Identify whether the hold comes from unpaid ocean freight, destination charges, shipper instructions, forwarder lien claims, or supplier leverage.
Save booking confirmations, house and master B/Ls, invoices, release instructions, arrival notices, storage charges, and all supplier-forwarder messages.
Use the hold timeline to support damages, demand letters, emergency relief analysis, Hague service, and settlement leverage.
A cargo hold can look like a logistics issue, but it often reveals who controlled shipment release, whether the supplier kept payment leverage after receiving funds, and whether the buyer needs claims against the factory, trading company, exporter, forwarder, or affiliate.
Collect the purchase contract, pro forma invoice, commercial invoice, packing list, payment proof, booking records, original and telex-release B/L documents, forwarder invoices, demurrage/storage invoices, customs entries, delivery orders, and messages explaining why release was refused.
The entity that sold the goods may differ from the exporter, payment beneficiary, shipper, or forwarder. Before serving a China-based defendant, counsel should verify Chinese legal names, addresses, translations, and whether the freight dispute should be pleaded as part of the breach and damages record.
A clear freight-hold chronology can support a demand letter, settlement talks, default record, discovery from U.S.-side logistics parties, and recovery strategy if goods, accounts, or receivables remain reachable.

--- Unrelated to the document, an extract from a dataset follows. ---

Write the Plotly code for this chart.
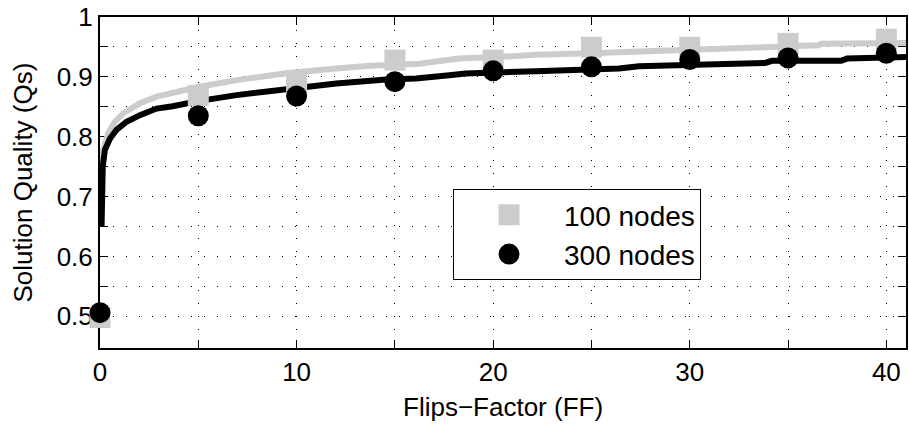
import plotly.graph_objects as go

# Flips-factor sample points where the solution quality was measured
ff_points = [0, 5, 10, 15, 20, 25, 30, 35, 40]
qs_100_points = [0.498, 0.869, 0.891, 0.928, 0.928, 0.9495, 0.9495, 0.956, 0.963]
qs_300_points = [0.506, 0.835, 0.868, 0.892, 0.910, 0.9167, 0.929, 0.9317, 0.9395]

# Continuous quality trace, 100 nodes
ff_100_curve = [0.1, 0.17, 0.42, 0.76, 1.18, 2.03, 2.88, 3.72, 4.57, 4.99, 6.94, 9.48,
                12.02, 13.7, 16.24, 18.27, 20.47, 22.17, 24.53, 26.9, 27.24, 29.44,
                33.16, 36.55, 36.7, 41]
qs_100_curve = [0.755, 0.778, 0.806, 0.825, 0.839, 0.856, 0.867, 0.873, 0.881, 0.883,
                0.8945, 0.906, 0.914, 0.9185, 0.922, 0.9305, 0.9335, 0.937, 0.939,
                0.9417, 0.9435, 0.9457, 0.95, 0.9528, 0.9555, 0.9567]

# Continuous quality trace, 300 nodes
ff_300_curve = [0.08, 0.1, 0.14, 0.25, 0.51, 0.85, 1.35, 2.03, 2.88, 3.7, 4.99, 6.94,
                9.48, 12.02, 14.56, 16.07, 17.77, 18.6, 22.17, 24.53, 26.4, 27.41,
                33.84, 34.18, 37.7, 38.0, 41]
qs_300_curve = [0.65, 0.70, 0.75, 0.778, 0.797, 0.812, 0.825, 0.836, 0.847, 0.851,
                0.8595, 0.8695, 0.8805, 0.889, 0.8957, 0.8973, 0.9028, 0.9057, 0.9095,
                0.9123, 0.914, 0.9178, 0.9233, 0.9267, 0.9267, 0.9305, 0.9333]

series_names = ["100 nodes", "300 nodes"]

x_tickvals = [0, 5, 10, 15, 20, 25, 30, 35, 40]
x_ticktext = ["0", "", "10", "", "20", "", "30", "", "40"]
y_tickvals = [0.5, 0.55, 0.6, 0.65, 0.7, 0.75, 0.8, 0.85, 0.9, 0.95, 1.0]
y_ticktext = ["0.5", "", "0.6", "", "0.7", "", "0.8", "", "0.9", "", "1"]

GREY = "#cccccc"
BLACK = "#000000"
FONT = "Liberation Sans, Arial, Helvetica, sans-serif"

fig = go.Figure()

fig.add_trace(go.Scatter(x=ff_100_curve, y=qs_100_curve, mode="lines",
                         line=dict(color=GREY, width=6), showlegend=False,
                         hoverinfo="skip"))
fig.add_trace(go.Scatter(x=ff_300_curve, y=qs_300_curve, mode="lines",
                         line=dict(color=BLACK, width=6), showlegend=False,
                         hoverinfo="skip"))
fig.add_trace(go.Scatter(x=ff_points, y=qs_100_points, mode="markers",
                         marker=dict(symbol="square", size=21, color=GREY),
                         cliponaxis=False, showlegend=False))
fig.add_trace(go.Scatter(x=ff_points, y=qs_300_points, mode="markers",
                         marker=dict(symbol="circle", size=21, color=BLACK),
                         cliponaxis=False, showlegend=False))

# Legend entries (legend symbols are size-capped, so the outline adds the rest)
fig.add_trace(go.Scatter(x=[None], y=[None], mode="markers", name=series_names[0],
                         legendgroup="a",
                         marker=dict(symbol="square", size=16, color=GREY,
                                     line=dict(color=GREY, width=5))))
fig.add_trace(go.Scatter(x=[None], y=[None], mode="markers", name=series_names[1],
                         legendgroup="b",
                         marker=dict(symbol="circle", size=16, color=BLACK,
                                     line=dict(color=BLACK, width=5))))

axis_common = dict(
    showline=True, linecolor=BLACK, linewidth=2, mirror="ticks",
    ticks="inside", ticklen=8, tickwidth=1, tickcolor=BLACK,
    showgrid=True, gridcolor=BLACK, gridwidth=1, griddash="1px,12px",
    zeroline=False, tickfont=dict(family=FONT, size=26, color=BLACK),
    layer="below traces",
)

fig.update_xaxes(range=[0, 41], tickmode="array", tickvals=x_tickvals,
                 ticktext=x_ticktext, **axis_common)
fig.update_yaxes(range=[0.447, 1.0], tickmode="array", tickvals=y_tickvals,
                 ticktext=y_ticktext, **axis_common)

fig.update_layout(
    width=909, height=427,
    margin=dict(l=100, r=1, t=17, b=79, pad=0),
    paper_bgcolor="white", plot_bgcolor="white",
    font=dict(family=FONT, color=BLACK),
    showlegend=True,
    legend=dict(x=0.438, y=0.4804, xanchor="left", yanchor="top",
                bgcolor="white", bordercolor=BLACK, borderwidth=1,
                font=dict(family=FONT, size=28, color=BLACK),
                itemwidth=100, tracegroupgap=0, traceorder="grouped"),
    annotations=[
        dict(text="Flips\u2212Factor (FF)", xref="paper", yref="paper",
             x=0.5, y=0, yshift=-59, xanchor="center", yanchor="middle",
             showarrow=False, font=dict(family=FONT, size=26, color=BLACK)),
        dict(text="Solution Quality (Qs)", xref="paper", yref="paper",
             x=0, y=0.5, xshift=-78, xanchor="center", yanchor="middle",
             textangle=-90, showarrow=False,
             font=dict(family=FONT, size=26, color=BLACK)),
    ],
)

fig.write_html("out.html")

Do not pay extra freight or release charges without preserving who demanded payment, who authorized the hold, and whether the payment will waive supplier-breach claims.
Contracts, invoices, payment records, bills of lading, forwarder and carrier records, warehouse or customs documents, demand messages, damages records, and Chinese entity details usually matter most.
Yes. Defendant names, Chinese addresses, exhibit translations, and the complaint story should line up before a mainland China defendant is served under the Hague Service Convention.
Supplier disputes can involve factories, trading companies, exporters, forwarders, warehouses, payment beneficiaries, and affiliates. The right case strategy depends on naming and serving the correct parties.